When he returned back to Australia, Norman was faced with intense criticism from the media. The Australian Olympic Committee (AOC) did not select him for the 1972 Olympics even though Norman had met the qualifying times. AOC stated that Norman was injured and could not qualify for the event, a claim that has been disputed on several occasions. Norman retired soon thereafter.
After he died in 2006, the USA Track and Field Federation declared October 9 as Peter Norman Day. In 2008, Norman’s nephew produced a documentary telling the sprinter’s story, which went on to be nominated for the best documentary prize at the Film Critics Circle of Australia Awards. In 2012, the Australian government issued a formal apology for the treatment meted out to him after his return from the 1968 Olympics. Norman’s running time of 20.06 seconds that won him a silver medal in Mexico still stands as a national record in Australia.
Norman’s daughter Janita believes that the statue is a sign that Australia is beginning to embrace what her father stood for in 1968. “It would have been wonderful to happen when Peter was still with us but it wasn’t to be… It’s really only been in the last few years since his death that Australia has sat up and taken notice and perhaps with the fact that he did pass, it was a bit of a wake-up call,” she said to The Flinders News.

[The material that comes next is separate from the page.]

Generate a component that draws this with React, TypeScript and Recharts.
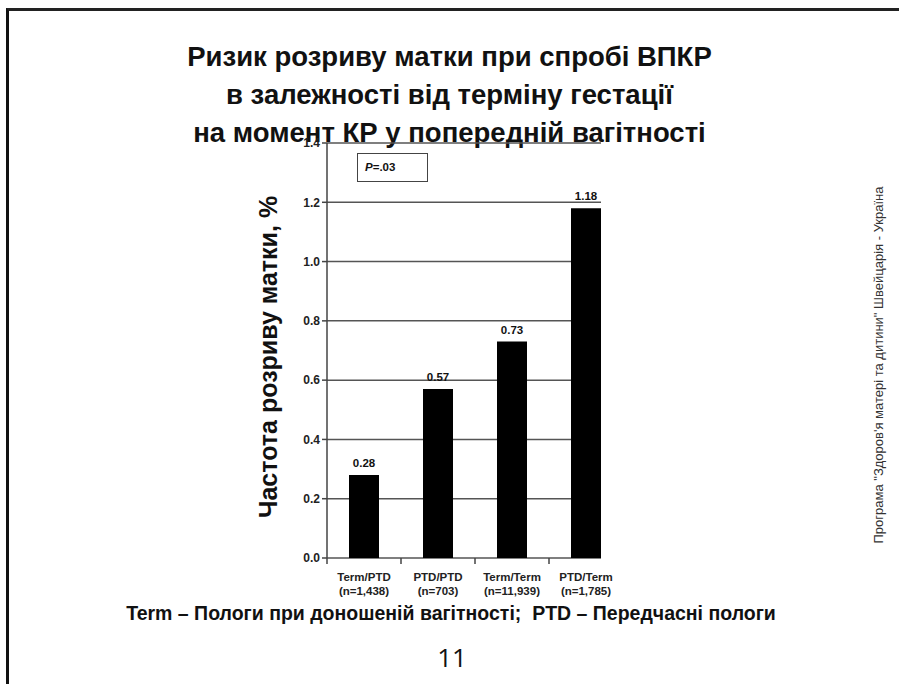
import { BarChart, Bar, XAxis, YAxis, CartesianGrid, LabelList } from "recharts";

const categories = ["Term/PTD", "PTD/PTD", "Term/Term", "PTD/Term"];
const sampleSizes = ["(n=1,438)", "(n=703)", "(n=11,939)", "(n=1,785)"];
const ruptureRates = [0.28, 0.57, 0.73, 1.18];
const yTicks = [0, 0.2, 0.4, 0.6, 0.8, 1.0, 1.2, 1.4];

const titleLines = [
  "Ризик розриву матки при спробі ВПКР",
  "в залежності від терміну гестації",
  "на момент КР у попередній вагітності",
];

const data = categories.map((c, i) => ({ name: c, n: sampleSizes[i], rate: ruptureRates[i] }));

const FONT = "'Liberation Sans', Arial, sans-serif";
const BAND = 74;
const GRID_CUT = 22; // plot frame stops at the right edge of the last bar

function CategoryTick(props: any) {
  const { x, y, payload, index } = props;
  return (
    <g>
      {index === 0 && <line x1={x - BAND / 2} y1={y - 8} x2={x - BAND / 2} y2={y - 2} stroke="#444" strokeWidth={1.5} />}
      {index < categories.length - 1 && (
        <line x1={x + BAND / 2} y1={y - 8} x2={x + BAND / 2} y2={y - 2} stroke="#444" strokeWidth={1.5} />
      )}
      <text x={x} y={y + 15} textAnchor="middle" fontFamily={FONT} fontWeight="bold" fontSize={11.5} fill="#222">
        {payload.value}
      </text>
      <text x={x} y={y + 29} textAnchor="middle" fontFamily={FONT} fontWeight="bold" fontSize={11.5} fill="#222">
        {sampleSizes[index]}
      </text>
    </g>
  );
}

function GridLine(props: any) {
  const { x1, x2, y1, y2 } = props;
  return <line x1={x1} x2={x2 - GRID_CUT} y1={y1} y2={y2} stroke="#555" strokeWidth={1.5} />;
}

export default function App() {
  return (
    <div style={{ position: "absolute", left: 0, top: 0, width: 899, height: 684, background: "#fff", overflow: "hidden", fontFamily: FONT }}>
      {/* slide border */}
      <div style={{ position: "absolute", left: 6, top: 8, width: 893, height: 676, borderLeft: "3px solid #111", borderTop: "3px solid #222" }} />

      {titleLines.map((t, i) => (
        <div
          key={i}
          style={{ position: "absolute", left: 0, width: 899, top: 39 + i * 38, textAlign: "center", fontSize: 27.5, fontWeight: "bold", color: "#111", lineHeight: "36px" }}
        >
          {t}
        </div>
      ))}

      <BarChart
        style={{ position: "absolute", left: 0, top: 0 }}
        width={899}
        height={684}
        data={data}
        margin={{ top: 143, right: 276, left: 250, bottom: 86 }}
        barSize={30}
      >
        <CartesianGrid vertical={false} horizontal={<GridLine />} />
        <XAxis
          dataKey="name"
          axisLine={false}
          tickLine={false}
          tick={<CategoryTick />}
          interval={0}
          height={40}
        />
        <YAxis
          width={77}
          domain={[0, 1.4]}
          ticks={yTicks}
          interval={0}
          tickFormatter={(v: number) => v.toFixed(1)}
          axisLine={{ stroke: "#444", strokeWidth: 1.5 }}
          tickLine={{ stroke: "#444", strokeWidth: 1.5 }}
          tickSize={5}
          tick={{ fontFamily: FONT, fontWeight: "bold", fontSize: 12, fill: "#222" }}
        />
        <Bar dataKey="rate" fill="#000" isAnimationActive={false}>
          <LabelList
            dataKey="rate"
            position="top"
            offset={8}
            formatter={(v: number) => v.toFixed(2)}
            style={{ fontFamily: FONT, fontWeight: "bold", fontSize: 11.5, fill: "#111" }}
          />
        </Bar>
      </BarChart>

      {/* P value box */}
      <div
        style={{ position: "absolute", left: 357, top: 153, width: 71, height: 29, border: "1.5px solid #444", fontSize: 11.5, fontWeight: "bold", color: "#111", lineHeight: "27px", paddingLeft: 7, boxSizing: "border-box" }}
      >
        <i>P</i>=.03
      </div>

      {/* y axis title */}
      <div
        style={{ position: "absolute", left: 268, top: 357, transform: "translate(-50%, -50%) rotate(-90deg)", whiteSpace: "nowrap", fontSize: 25, fontWeight: "bold", color: "#111" }}
      >
        Частота розриву матки, %
      </div>

      {/* footnote */}
      <div style={{ position: "absolute", left: 0, width: 902, top: 602, textAlign: "center", fontSize: 19.5, fontWeight: "bold", color: "#111" }}>
        Term – Пологи при доношеній вагітності;&nbsp; PTD – Передчасні пологи
      </div>

      <div style={{ position: "absolute", left: 0, width: 904, top: 639, textAlign: "center", fontSize: 26, color: "#111", fontFamily: "'Open Sans', sans-serif" }}>
        11
      </div>

      {/* side caption */}
      <div
        style={{ position: "absolute", left: 878, top: 365, transform: "translate(-50%, -50%) rotate(-90deg)", whiteSpace: "nowrap", fontSize: 13, color: "#333" }}
      >
        Програма "Здоров'я матері та дитини" Швейцарія - Україна
      </div>
    </div>
  );
}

In April, the Australian government announced increased funding for the country’s athletes, with the Australian Institute of Sport (AIS) set to receive over AUD$54 million over the next two years. The money will be used to support upcoming athletes, fund well-being initiatives of the athletes, and provide them with financial support.
“This funding is critical to the future of Australian sport. It will substantially improve the AIS’s ability to discover and support our champions of the future. It will provide better opportunities for young Australians everywhere around the country to realize their potential to graduate from a club sport to representing their region to their State and ultimately their country,” John Wylie, Sport Australia Chair, said in a statement (SportAus).
In March, Sport Australia launched a mental health support app for some of its top athletes. Under the project, about 1,000 athletes from the country will have access to 27 psychologists and mental health practitioners. The plan aims to help Australia’s top athletes retain their peak performance.